[Begin]

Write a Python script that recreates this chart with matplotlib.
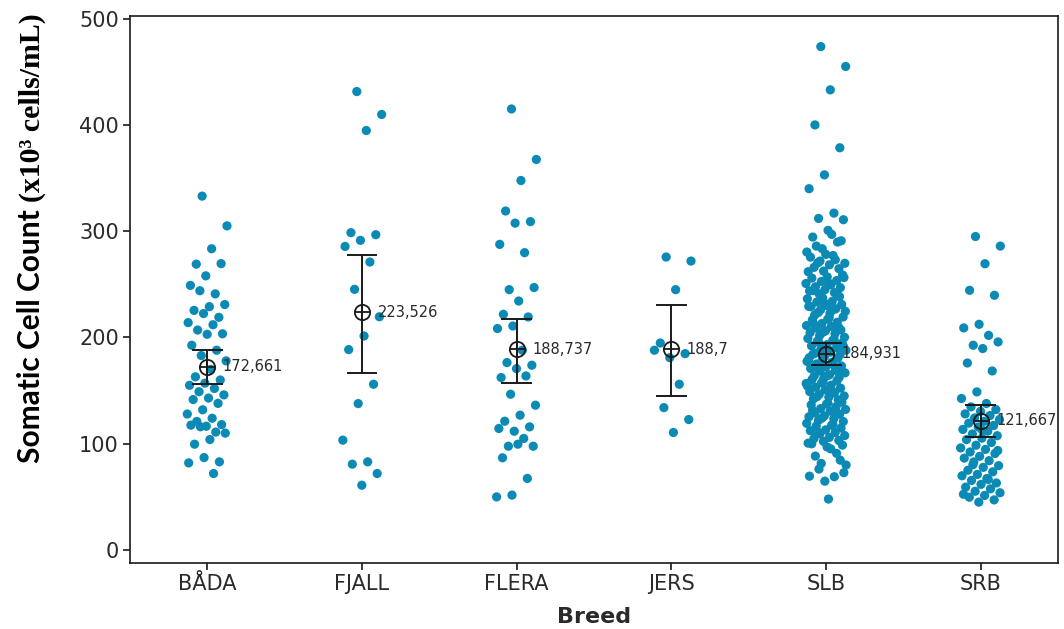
import matplotlib
matplotlib.use("Agg")
import matplotlib.pyplot as plt
import numpy as np

# Breeds on the x axis
breeds = ["BÅDA", "FJALL", "FLERA", "JERS", "SLB", "SRB"]

# Individual somatic cell counts (x10^3 cells/mL) per breed
bada = [333, 305, 283.5, 269, 269.5, 258, 249, 241, 244, 231, 229, 225.5, 219,
        222.5, 214, 212, 207, 203.5, 203, 192.7, 188, 183, 178, 170, 163, 160,
        157, 155, 152, 149, 146, 143, 141.6, 138, 132, 128, 124, 121, 118,
        116.5, 117.5, 111, 116, 110, 104, 99.6, 83, 87, 82, 72]
fjall = [431.4, 409.8, 394.7, 298.6, 296.7, 291.4, 285.7, 271, 245.3, 219.5,
         201.4, 188.6, 156, 137.8, 103.4, 83, 80.8, 72, 61]
flera = [415, 367.5, 347.7, 319, 309, 307.6, 287.6, 279.8, 245, 247, 234.3,
         221.8, 219.3, 210.8, 208.4, 188, 176.4, 173.9, 170.7, 162.3, 163.8,
         146.6, 136.3, 126.9, 121.2, 115.9, 111.8, 114.4, 105, 97.7, 97.7,
         99.6, 86.8, 67.4, 51.7, 50]
jers = [275.7, 271.9, 245, 194.8, 184.8, 181, 188, 156, 134, 122.8, 110.6]
slb = [473.7, 455, 433, 400, 378.5, 353, 340, 317, 312, 310.8, 300.8, 294.5,
       289.8, 283.5, 280.4, 297, 286, 291,
       278.2, 275.6, 273.1, 271.9, 269.8, 268.4, 266.0, 264.7, 262.5, 261.9,
       277.1, 270.2,
       258.8, 257.0, 255.9, 253.6, 252.7, 250.8, 249.5, 247.7, 246.9, 245.0,
       243.8, 242.2, 241.1, 256.4, 251.3, 244.1,
       239.2, 237.1, 236.4, 234.0, 233.4, 231.1, 230.2, 228.9, 227.0, 225.9,
       224.6, 222.8, 221.0, 238.5, 232.6, 229.3, 226.4, 223.5,
       219.3, 217.2, 216.6, 214.3, 213.1, 211.2, 210.4, 208.8, 207.1, 206.3,
       204.6, 203.5, 201.8, 200.2, 218.4, 212.5, 209.6, 205.1,
       199.1, 197.2, 196.6, 194.8, 193.2, 192.1, 190.4, 189.5, 187.9, 186.2,
       185.1, 183.9, 182.4, 181.0, 198.2, 195.4, 191.3, 188.6, 184.2, 180.6,
       179.3, 177.5, 176.7, 175.1, 173.2, 172.5, 170.9, 169.1, 168.4, 166.7,
       165.0, 163.9, 162.3, 161.5, 178.5, 174.3, 171.2, 167.3, 164.1, 160.5,
       159.2, 157.4, 156.7, 155.0, 153.2, 152.4, 150.8, 149.0, 148.3, 146.6,
       145.0, 143.9, 142.2, 141.3, 158.1, 154.2, 147.5, 144.3,
       139.1, 137.3, 136.6, 134.9, 133.1, 132.3, 130.7, 129.0, 127.8, 126.2,
       125.4, 123.6, 122.0, 120.9, 138.2, 131.4, 128.6, 124.2,
       119.2, 117.4, 116.6, 114.8, 113.1, 112.3, 110.6, 109.3, 107.7, 106.0,
       104.9, 103.1, 102.3, 100.6, 118.1, 111.3,
       98.7, 97.0, 100.0, 91.0, 81.5, 80.0, 95.2, 88.4, 84.6,
       64.8, 69.5, 69.0, 76.2, 72.8, 48]
srb = [295, 286, 269.4, 244.4, 239.7, 212.4, 209, 202, 192.7, 195.8, 189.6,
       176, 168.5, 148.8, 142.6, 137.9, 134.7, 132.2, 130.5, 128.1, 126.6,
       124.3, 122.8, 121.1, 119.4, 117.2, 115.8, 113.5, 111.9, 109.2, 107.6,
       105.3, 103.9, 101.2, 98.6, 96.1, 94.7, 92.3, 90.8, 88.2, 86.5, 84.1,
       82.9, 79.4, 77.8, 75.1, 73.6, 71.2, 69.9, 67.3, 65.5, 63.1, 61.8, 59.2,
       57.6, 55.3, 53.9, 51.4, 49.7, 47.2, 45.1, 52.5, 66.4, 80.3, 93.6, 112.7]
groups = [bada, fjall, flera, jers, slb, srb]

# Group means with 95% confidence interval limits
means = [172.661, 223.526, 188.737, 188.7, 184.931, 121.667]
mean_labels = ["172,661", "223,526", "188,737", "188,7", "184,931", "121,667"]
ci_low = [156.0, 166.7, 157.6, 145.0, 173.9, 106.5]
ci_high = [188.6, 278.0, 217.7, 230.3, 194.8, 136.3]

dot_color = "#0a8ab5"
text_color = "#2a2a2a"

fig = plt.figure(figsize=(10.64, 6.29), dpi=100)
ax = fig.add_axes([0.1222, 0.1049, 0.8722, 0.8697])

# Individual values, spread sideways with a deterministic jitter
for i, vals in enumerate(groups):
    n = len(vals)
    k = np.arange(n)
    offs = ((k * 0.6180339887 + 0.37) % 1.0 - 0.5) * 0.26
    ax.scatter(i + offs, vals, s=44, color=dot_color, edgecolors="none",
               zorder=2)

# Confidence intervals and mean symbols
cap = 0.1
for i in range(len(breeds)):
    ax.vlines(i, ci_low[i], ci_high[i], color="#1a1a1a", lw=1.4, zorder=3)
    ax.hlines([ci_low[i], ci_high[i]], i - cap, i + cap, color="#1a1a1a",
              lw=1.4, zorder=3)
    ax.plot(i, means[i], marker="o", ms=11, mfc="none", mec="#1a1a1a",
            mew=1.3, zorder=4)
    ax.plot(i, means[i], marker="+", ms=11, color="#1a1a1a", mew=1.3,
            zorder=4)
    ax.text(i + 0.1, means[i], mean_labels[i], fontsize=10.5,
            color=text_color, va="center", ha="left", zorder=5)

ax.set_xlim(-0.5, 5.5)
ax.set_ylim(-12.2, 502.5)
ax.set_xticks(range(len(breeds)))
ax.set_xticklabels(breeds)
ax.set_yticks([0, 100, 200, 300, 400, 500])
ax.tick_params(axis="both", direction="out", length=5, width=1.2,
               labelsize=15, labelcolor=text_color, color="#1a1a1a")
ax.tick_params(axis="x", pad=3)
ax.tick_params(axis="y", pad=3)
for sp in ax.spines.values():
    sp.set_linewidth(1.2)
    sp.set_color("#1a1a1a")

ax.set_xlabel("Breed", fontsize=16, fontweight="bold", color=text_color,
              labelpad=9)

# Y axis title in two fonts sharing one baseline
base_x = 40 / 1064
t1 = fig.text(base_x, (629 - 463) / 629, "Somatic Cell Count ",
              rotation=90, rotation_mode="anchor", ha="left", va="baseline",
              fontsize=21.5, fontweight="bold", family="Lato",
              color="black")
fig.canvas.draw()
bb = t1.get_window_extent()
fig.text(base_x, bb.y1 / fig.bbox.height, "(x10³ cells/mL)",
         rotation=90, rotation_mode="anchor", ha="left", va="baseline",
         fontsize=21.5, fontweight="bold", family="Liberation Serif",
         color="black")

fig.savefig("out.png", dpi=100)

[End]

## Aim of the exercise
Identify the lines of the data that contain the word "matplotlib". Copy each of them.

## Expected output
Write a Python script that recreates this chart with matplotlib.
import matplotlib
matplotlib.use("Agg")
import matplotlib.pyplot as plt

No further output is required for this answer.